▶ _THE RECORDS_

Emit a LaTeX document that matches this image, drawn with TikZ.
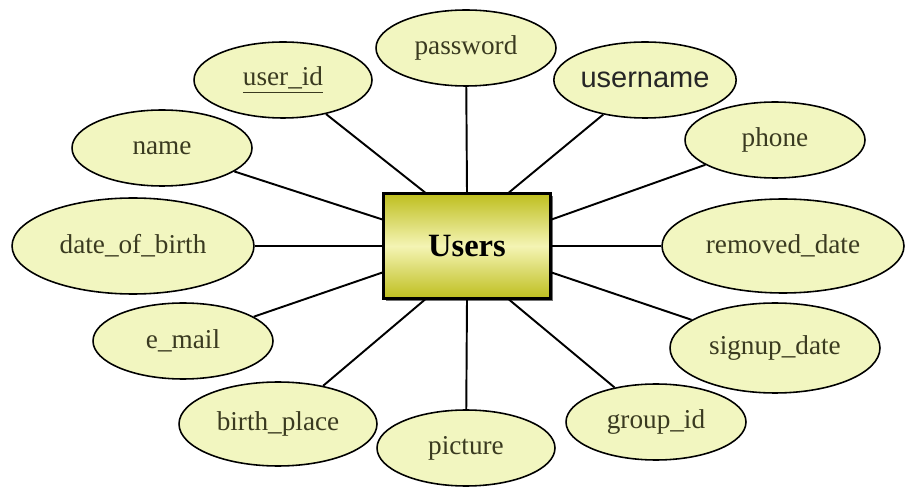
\documentclass[tikz,border=0pt]{standalone}
\usepackage{fontspec}
\setmainfont{Liberation Serif}
\newfontfamily\sansattr{Liberation Sans}
\usetikzlibrary{shapes.geometric,shadows}
\definecolor{attrfill}{RGB}{242,246,192}
\definecolor{attrtext}{RGB}{58,58,32}
\definecolor{boxolive}{RGB}{190,190,30}
\definecolor{boxlight}{RGB}{244,244,180}
\tikzset{
	attr/.style={draw, ellipse, line width=0.9pt, fill=attrfill, text=attrtext, inner sep=0pt,
		font=\fontsize{15.5}{18}\selectfont},
	entitybox/.style={draw, line width=1.2pt, top color=boxolive, bottom color=boxolive, middle color=boxlight,
		minimum width=3.34cm, minimum height=2.1cm, font=\bfseries\fontsize{18.5}{22}\selectfont,
		drop shadow={shadow xshift=0.5mm, shadow yshift=-0.5mm, fill=black!55, opacity=1}}
}

\begin{document}
\begin{tikzpicture}[x=0.02cm, y=-0.02cm, line width=1.1pt]
	\useasboundingbox (0,0) rectangle (906,489);
	\node[entitybox] at (467,246) (users) {Users};

	\node[attr, minimum width=3.6cm, minimum height=1.52cm] at (466,48) (password) {password};
	\node[attr, minimum width=3.56cm, minimum height=1.52cm] at (283,80) (user-id) {\underline{user\_id}};
	\node[attr, minimum width=3.64cm, minimum height=1.52cm, font=\sansattr\fontsize{16.5}{19}\selectfont, text=black!85] at (645,80) (username) {username};
	\node[attr, minimum width=3.6cm, minimum height=1.52cm] at (162,148) (name) {name};
	\node[attr, minimum width=3.6cm, minimum height=1.52cm] at (775,140) (phone) {phone};
	\node[attr, minimum width=4.84cm, minimum height=1.92cm] at (133,246) (date-of-birth) {date\_of\_birth};
	\node[attr, minimum width=4.84cm, minimum height=1.88cm] at (783,246) (removed-date) {removed\_date};
	\node[attr, minimum width=3.6cm, minimum height=1.52cm] at (183,341) (e-mail) {e\_mail};
	\node[attr, minimum width=4.2cm, minimum height=1.8cm] at (775,348) (signup-date) {signup\_date};
	\node[attr, minimum width=3.96cm, minimum height=1.68cm] at (278,424) (birth-place) {birth\_place};
	\node[attr, minimum width=3.56cm, minimum height=1.52cm] at (466,448) (picture) {picture};
	\node[attr, minimum width=3.6cm, minimum height=1.52cm] at (656,422) (group-id) {group\_id};

	% top side
	\draw ([xshift=-8.4mm]users.north) to (user-id);
	\draw (users.north) to (password);
	\draw ([xshift=8.4mm]users.north) to (username);
	% left side
	\draw ([yshift=5.3mm]users.west) to (name);
	\draw (users.west) to (date-of-birth);
	\draw ([yshift=-5.3mm]users.west) to (e-mail);
	% right side
	\draw ([yshift=5.3mm]users.east) to (phone);
	\draw (users.east) to (removed-date);
	\draw ([yshift=-5.3mm]users.east) to (signup-date);
	% bottom side
	\draw ([xshift=-8.4mm]users.south) to (birth-place);
	\draw (users.south) to (picture);
	\draw ([xshift=8.4mm]users.south) to (group-id);
\end{tikzpicture}
\end{document}
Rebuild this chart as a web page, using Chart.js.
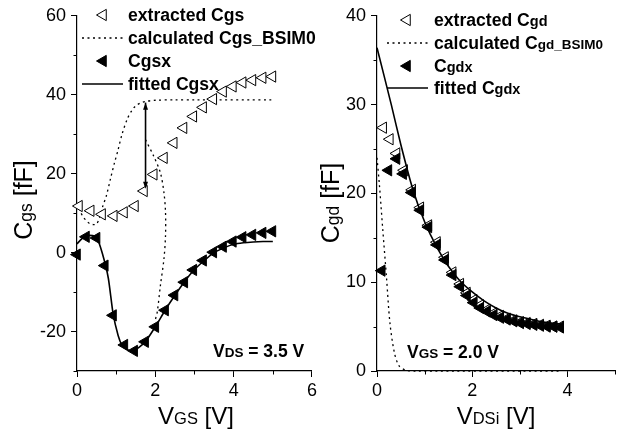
<!DOCTYPE html>
<html>
<head>
<meta charset="utf-8">
<script src="https://cdn.jsdelivr.net/npm/chart.js@4.4.1/dist/chart.umd.min.js"></script>
<style>
  html, body { margin: 0; padding: 0; background: #fff; }
  #wrap { position: relative; width: 628px; height: 435px; }
  #c1 { position: absolute; left: 0; top: 0; }
  #c2 { position: absolute; left: 320px; top: 0; }
</style>
</head>
<body>
<div id="wrap">
  <canvas id="c1" width="320" height="435"></canvas>
  <canvas id="c2" width="308" height="435"></canvas>
</div>
<script>
// ---- left panel : Cgs vs VGS (VDS = 3.5 V) ----
const cgsExtX = [0.05, 0.35, 0.64, 0.94, 1.2, 1.48, 1.71, 1.96, 2.22, 2.47, 2.72, 2.97, 3.22, 3.48, 3.73, 3.98, 4.23, 4.48, 4.74, 4.99];
const cgsExtY = [11.8, 10.6, 9.7, 9.3, 10.2, 11.8, 15.6, 19.8, 24.0, 27.8, 31.6, 34.5, 36.8, 38.9, 40.8, 42.1, 43.1, 43.7, 44.3, 44.6];

const cgsBsimX = [0, 0.08, 0.16, 0.25, 0.33, 0.42, 0.5, 0.58, 0.66, 0.75, 0.85, 0.95, 1.04, 1.15, 1.29, 1.4, 1.5, 1.62, 1.75, 2.0, 2.5, 3.0, 5.0];
const cgsBsimY = [12.5, 10.5, 9.0, 8.0, 7.3, 7.1, 7.2, 9.0, 11.8, 14.4, 18.5, 22.5, 25.7, 30.0, 34.0, 36.0, 37.2, 37.9, 38.3, 38.6, 38.7, 38.7, 38.7];
// second dotted branch (drop after the arrow)
const cgsBsim2X = [1.75, 1.96, 2.13, 2.22, 2.26, 2.26, 2.22, 2.13, 2.05, 2.0];
const cgsBsim2Y = [28.6, 24.4, 20.2, 15.2, 10.2, 4.3, -1.6, -8.3, -15.0, -17.0];

const cgsxX = [0, 0.23, 0.5, 0.71, 0.92, 1.21, 1.46, 1.74, 2.0, 2.25, 2.49, 2.74, 2.97, 3.22, 3.48, 3.73, 3.98, 4.23, 4.48, 4.74, 4.99];
const cgsxY = [-0.5, 4.0, 3.7, -3.3, -15.9, -23.4, -24.9, -22.6, -18.8, -14.6, -10.8, -7.5, -4.4, -2.0, 0.1, 1.5, 2.8, 3.9, 4.5, 5.0, 5.4];

const cgsFitX = [0, 0.12, 0.25, 0.4, 0.5, 0.65, 0.8, 0.92, 1.05, 1.15, 1.25, 1.4, 1.5, 1.75, 2.0, 2.25, 2.5, 2.75, 3.0, 3.25, 3.5, 3.75, 4.0, 4.25, 4.5, 4.75, 5.0];
const cgsFitY = [2.2, 3.5, 4.3, 4.3, 4.0, -0.3, -6.5, -15.4, -21.0, -23.5, -24.4, -25.0, -24.6, -22.5, -18.8, -14.6, -10.8, -7.3, -4.3, -2.0, 0.0, 1.2, 2.1, 2.5, 2.7, 2.8, 2.8];

const arrowX = [1.75, 1.75];
const arrowY = [38.0, 16.2];

const leftXTicks = [0, 2, 4, 6];
const leftXMinor = [1, 3, 5];
const leftYTicks = [-20, 0, 20, 40, 60];
const leftYMinor = [-30, -10, 10, 30, 50];

// ---- right panel : Cgd vs VDSi (VGS = 2.0 V) ----
const cgdExtX = [0.13, 0.27, 0.41, 0.57, 0.74, 0.91, 1.08, 1.26, 1.43, 1.59, 1.75, 1.89, 2.03, 2.17, 2.31, 2.45, 2.59, 2.73, 2.87, 3.01, 3.15, 3.29, 3.43, 3.57, 3.71, 3.85];
const cgdExtY = [27.4, 26.1, 24.5, 22.6, 20.4, 18.4, 16.4, 14.5, 12.8, 11.1, 9.8, 8.8, 8.0, 7.4, 6.9, 6.5, 6.2, 5.9, 5.7, 5.5, 5.4, 5.3, 5.2, 5.1, 5.0, 5.0];

const cgdBsimX = [0, 0.05, 0.12, 0.2, 0.27, 0.36, 0.46, 0.6, 0.8, 3.85];
const cgdBsimY = [24.0, 21.0, 16.0, 10.5, 5.5, 2.2, 0.6, 0.1, 0, 0];

const cgdxX = [0.1, 0.24, 0.41, 0.55, 0.73, 0.91, 1.08, 1.26, 1.43, 1.59, 1.75, 1.89, 2.03, 2.17, 2.31, 2.45, 2.59, 2.73, 2.87, 3.01, 3.15, 3.29, 3.43, 3.57, 3.71, 3.85];
const cgdxY = [11.3, 22.6, 23.9, 22.2, 20.1, 18.1, 16.2, 14.2, 12.5, 10.8, 9.5, 8.5, 7.7, 7.1, 6.7, 6.3, 6.0, 5.8, 5.6, 5.4, 5.3, 5.2, 5.1, 5.0, 5.0, 4.9];

const cgdFitX = [0, 0.3, 0.5, 0.75, 1.0, 1.25, 1.5, 1.75, 2.0, 2.25, 2.5, 2.75, 3.0, 3.25, 3.5, 3.85];
const cgdFitY = [36.4, 30.0, 25.5, 20.5, 16.8, 14.0, 11.8, 10.1, 8.9, 7.9, 7.1, 6.5, 6.1, 5.8, 5.5, 5.3];

const rightXTicks = [0, 2, 4];
const rightXMinor = [1, 3, 5];
const rightYTicks = [0, 10, 20, 30, 40];
const rightYMinor = [5, 15, 25, 35];

const FONT = "'Liberation Sans', Arial, Helvetica, sans-serif";

function pts(xs, ys) {
    return xs.map((x, i) => ({ x: x, y: ys[i] }));
}

// text made of pieces of different size (subscripts on the same baseline)
function richWidth(ctx, parts) {
    let w = 0;
    parts.forEach(p => {
        ctx.font = (p[2] ? 'bold ' : '') + p[1] + 'px ' + FONT;
        w += ctx.measureText(p[0]).width;
    });
    return w;
}
function drawRich(ctx, parts, x, y, center) {
    let cx = center ? x - richWidth(ctx, parts) / 2 : x;
    ctx.textAlign = 'left';
    ctx.textBaseline = 'alphabetic';
    ctx.fillStyle = '#000';
    parts.forEach(p => {
        ctx.font = (p[2] ? 'bold ' : '') + p[1] + 'px ' + FONT;
        ctx.fillText(p[0], cx, y);
        cx += ctx.measureText(p[0]).width;
    });
}

function leftTriangle(ctx, x, y, r, filled) {
    ctx.beginPath();
    ctx.moveTo(x - r, y);
    ctx.lineTo(x + r * 0.5, y - r * 0.866);
    ctx.lineTo(x + r * 0.5, y + r * 0.866);
    ctx.closePath();
    ctx.fillStyle = filled ? '#000' : '#fff';
    ctx.fill();
    ctx.lineWidth = 1;
    ctx.strokeStyle = '#000';
    ctx.stroke();
}

// legend, notes, axis titles, minor ticks, arrow heads
const decorPlugin = {
    id: 'decor',
    afterDatasetsDraw(chart, args, opts) {
        const ctx = chart.ctx;
        ctx.save();
        if (opts.arrowIndex !== undefined) {
            const meta = chart.getDatasetMeta(opts.arrowIndex);
            const a = meta.data[0], b = meta.data[1];
            [[a, b], [b, a]].forEach(([p, q]) => {
                const dir = p.y < q.y ? 1 : -1;
                ctx.beginPath();
                ctx.moveTo(p.x, p.y);
                ctx.lineTo(p.x - 2.5, p.y + dir * 7);
                ctx.lineTo(p.x + 2.5, p.y + dir * 7);
                ctx.closePath();
                ctx.fillStyle = '#000';
                ctx.fill();
            });
        }
        ctx.restore();
    },
    afterDraw(chart, args, opts) {
        const ctx = chart.ctx;
        const xs = chart.scales.x, ys = chart.scales.y;
        ctx.save();
        // minor ticks
        ctx.strokeStyle = '#000';
        ctx.lineWidth = 1;
        opts.minorX.forEach(v => {
            const px = Math.round(xs.getPixelForValue(v)) + 0.5;
            ctx.beginPath();
            ctx.moveTo(px, chart.chartArea.bottom);
            ctx.lineTo(px, chart.chartArea.bottom + 3.5);
            ctx.stroke();
        });
        opts.minorY.forEach(v => {
            const py = Math.round(ys.getPixelForValue(v)) + 0.5;
            ctx.beginPath();
            ctx.moveTo(chart.chartArea.left, py);
            ctx.lineTo(chart.chartArea.left - 3.5, py);
            ctx.stroke();
        });
        // legend
        const L = opts.legend;
        L.rows.forEach((row, i) => {
            const base = L.baseline[i];
            const my = base - 6;
            if (row.kind === 'open' || row.kind === 'filled') {
                leftTriangle(ctx, L.markX, my, 6.5, row.kind === 'filled');
            } else {
                ctx.beginPath();
                ctx.lineWidth = row.kind === 'dotted' ? 1.3 : 1.6;
                ctx.setLineDash(row.kind === 'dotted' ? [2, 3.5] : []);
                ctx.moveTo(L.lineX[0], my);
                ctx.lineTo(L.lineX[1], my);
                ctx.stroke();
                ctx.setLineDash([]);
            }
            drawRich(ctx, row.text, L.textX, base, false);
        });
        // operating point note
        drawRich(ctx, opts.note.text, opts.note.x, opts.note.y, false);
        // axis titles
        drawRich(ctx, opts.xTitle.text, opts.xTitle.x, opts.xTitle.y, true);
        ctx.translate(opts.yTitle.x, opts.yTitle.y);
        ctx.rotate(-Math.PI / 2);
        drawRich(ctx, opts.yTitle.text, 0, 0, true);
        ctx.restore();
    }
};

function axes(xMin, xMax, xTicks, yMin, yMax, yTicks, yWidth) {
    const grid = { display: true, drawOnChartArea: false, drawTicks: true, tickLength: 6, color: '#000', tickWidth: 1 };
    const border = { display: true, color: '#000', width: 1.2 };
    return {
        x: {
            type: 'linear', min: xMin, max: xMax,
            afterBuildTicks: s => { s.ticks = xTicks.map(v => ({ value: v })); },
            afterFit: s => { s.height = 64; },
            grid: grid, border: border,
            ticks: { color: '#000', padding: 3, autoSkip: false, maxRotation: 0, font: { family: FONT, size: 18 } }
        },
        y: {
            type: 'linear', min: yMin, max: yMax,
            afterBuildTicks: s => { s.ticks = yTicks.map(v => ({ value: v })); },
            afterFit: s => { s.width = yWidth; },
            grid: grid, border: border,
            ticks: { color: '#000', padding: 5, autoSkip: false, font: { family: FONT, size: 18 } }
        }
    };
}

const openTri = { pointStyle: 'triangle', rotation: -90, radius: 6.5, backgroundColor: '#fff', borderColor: '#000', borderWidth: 1 };
const fullTri = { pointStyle: 'triangle', rotation: -90, radius: 6.5, backgroundColor: '#000', borderColor: '#000', borderWidth: 1 };

function markerSet(label, data, st, order) {
    return {
        label: label, data: data, showLine: false, order: order, clip: false,
        pointStyle: st.pointStyle, pointRotation: st.rotation, pointRadius: st.radius,
        pointBackgroundColor: st.backgroundColor, pointBorderColor: st.borderColor, pointBorderWidth: st.borderWidth
    };
}
function lineSet(label, data, dotted, order) {
    return {
        label: label, data: data, showLine: true, order: order, clip: false,
        pointRadius: 0, borderColor: '#000', borderWidth: dotted ? 1.3 : 1.6,
        borderDash: dotted ? [2, 3.5] : [], tension: dotted ? 0.3 : 0.2
    };
}

const baseOptions = {
    responsive: false,
    animation: false,
    plugins: { legend: { display: false }, tooltip: { enabled: false } }
};

// Left chart
new Chart(document.getElementById('c1'), {
    type: 'scatter',
    data: {
        datasets: [
            markerSet('Cgsx', pts(cgsxX, cgsxY), fullTri, 0),
            lineSet('fitted Cgsx', pts(cgsFitX, cgsFitY), false, 1),
            markerSet('extracted Cgs', pts(cgsExtX, cgsExtY), openTri, 2),
            lineSet('calculated Cgs_BSIM0', pts(cgsBsimX, cgsBsimY), true, 3),
            lineSet('calculated Cgs_BSIM0 (2)', pts(cgsBsim2X, cgsBsim2Y), true, 4),
            lineSet('arrow', pts(arrowX, arrowY), false, 5)
        ]
    },
    options: Object.assign({}, baseOptions, {
        layout: { padding: { left: 0, right: 5, top: 14, bottom: 0 } },
        scales: axes(0, 6, leftXTicks, -30, 60, leftYTicks, 77),
        plugins: {
            legend: { display: false }, tooltip: { enabled: false },
            decor: {
                arrowIndex: 5,
                minorX: leftXMinor, minorY: leftYMinor,
                legend: {
                    markX: 103, lineX: [82, 123], textX: 128, baseline: [21, 44, 67, 90],
                    rows: [
                        { kind: 'open', text: [['extracted Cgs', 17.6, true]] },
                        { kind: 'dotted', text: [['calculated Cgs_BSIM0', 17.6, true]] },
                        { kind: 'filled', text: [['Cgsx', 17.6, true]] },
                        { kind: 'solid', text: [['fitted Cgsx', 17.6, true]] }
                    ]
                },
                note: { x: 213, y: 357, text: [['V', 17.5, true], ['DS', 13.5, true], [' = 3.5 V', 17.5, true]] },
                xTitle: { x: 196, y: 424, text: [['V', 24], ['GS', 16.5], [' [V]', 24]] },
                yTitle: { x: 32, y: 200, text: [['C', 25], ['gs', 17.5], [' [fF]', 25]] }
            }
        }
    }),
    plugins: [decorPlugin]
});

// Right chart
new Chart(document.getElementById('c2'), {
    type: 'scatter',
    data: {
        datasets: [
            markerSet('Cgdx', pts(cgdxX, cgdxY), fullTri, 0),
            lineSet('fitted Cgdx', pts(cgdFitX, cgdFitY), false, 1),
            markerSet('extracted Cgd', pts(cgdExtX, cgdExtY), openTri, 2),
            lineSet('calculated Cgd_BSIM0', pts(cgdBsimX, cgdBsimY), true, 3)
        ]
    },
    options: Object.assign({}, baseOptions, {
        layout: { padding: { left: 0, right: 13, top: 14, bottom: 0 } },
        scales: axes(0, 5, rightXTicks, 0, 40, rightYTicks, 57),
        plugins: {
            legend: { display: false }, tooltip: { enabled: false },
            decor: {
                minorX: rightXMinor, minorY: rightYMinor,
                legend: {
                    markX: 87, lineX: [67, 108], textX: 114, baseline: [26, 49, 72, 94],
                    rows: [
                        { kind: 'open', text: [['extracted C', 17.6, true], ['gd', 14.5, true]] },
                        { kind: 'dotted', text: [['calculated C', 17.6, true], ['gd_BSIM0', 13.5, true]] },
                        { kind: 'filled', text: [['C', 17.6, true], ['gdx', 14.5, true]] },
                        { kind: 'solid', text: [['fitted C', 17.6, true], ['gdx', 14.5, true]] }
                    ]
                },
                note: { x: 87, y: 358, text: [['V', 17.5, true], ['GS', 13.5, true], [' = 2.0 V', 17.5, true]] },
                xTitle: { x: 176, y: 424, text: [['V', 24], ['DSi', 16.5], [' [V]', 24]] },
                yTitle: { x: 19, y: 203, text: [['C', 25], ['gd', 17.5], [' [fF]', 25]] }
            }
        }
    }),
    plugins: [decorPlugin]
});
</script>
</body>
</html>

▶ _GOAL OF THE EXERCISE_
Above are some entries. Restate word for word the lines from the one holding "Rebuild this chart" through the one holding "43.7, 44.3, 44.6];", but not the pictures.

▶ _ANSWER TO THE PROBLEM_
Rebuild this chart as a web page, using Chart.js.
<!DOCTYPE html>
<html>
<head>
<meta charset="utf-8">
<script src="https://cdn.jsdelivr.net/npm/chart.js@4.4.1/dist/chart.umd.min.js"></script>
<style>
  html, body { margin: 0; padding: 0; background: #fff; }
  #wrap { position: relative; width: 628px; height: 435px; }
  #c1 { position: absolute; left: 0; top: 0; }
  #c2 { position: absolute; left: 320px; top: 0; }
</style>
</head>
<body>
<div id="wrap">
  <canvas id="c1" width="320" height="435"></canvas>
  <canvas id="c2" width="308" height="435"></canvas>
</div>
<script>
// ---- left panel : Cgs vs VGS (VDS = 3.5 V) ----
const cgsExtX = [0.05, 0.35, 0.64, 0.94, 1.2, 1.48, 1.71, 1.96, 2.22, 2.47, 2.72, 2.97, 3.22, 3.48, 3.73, 3.98, 4.23, 4.48, 4.74, 4.99];
const cgsExtY = [11.8, 10.6, 9.7, 9.3, 10.2, 11.8, 15.6, 19.8, 24.0, 27.8, 31.6, 34.5, 36.8, 38.9, 40.8, 42.1, 43.1, 43.7, 44.3, 44.6];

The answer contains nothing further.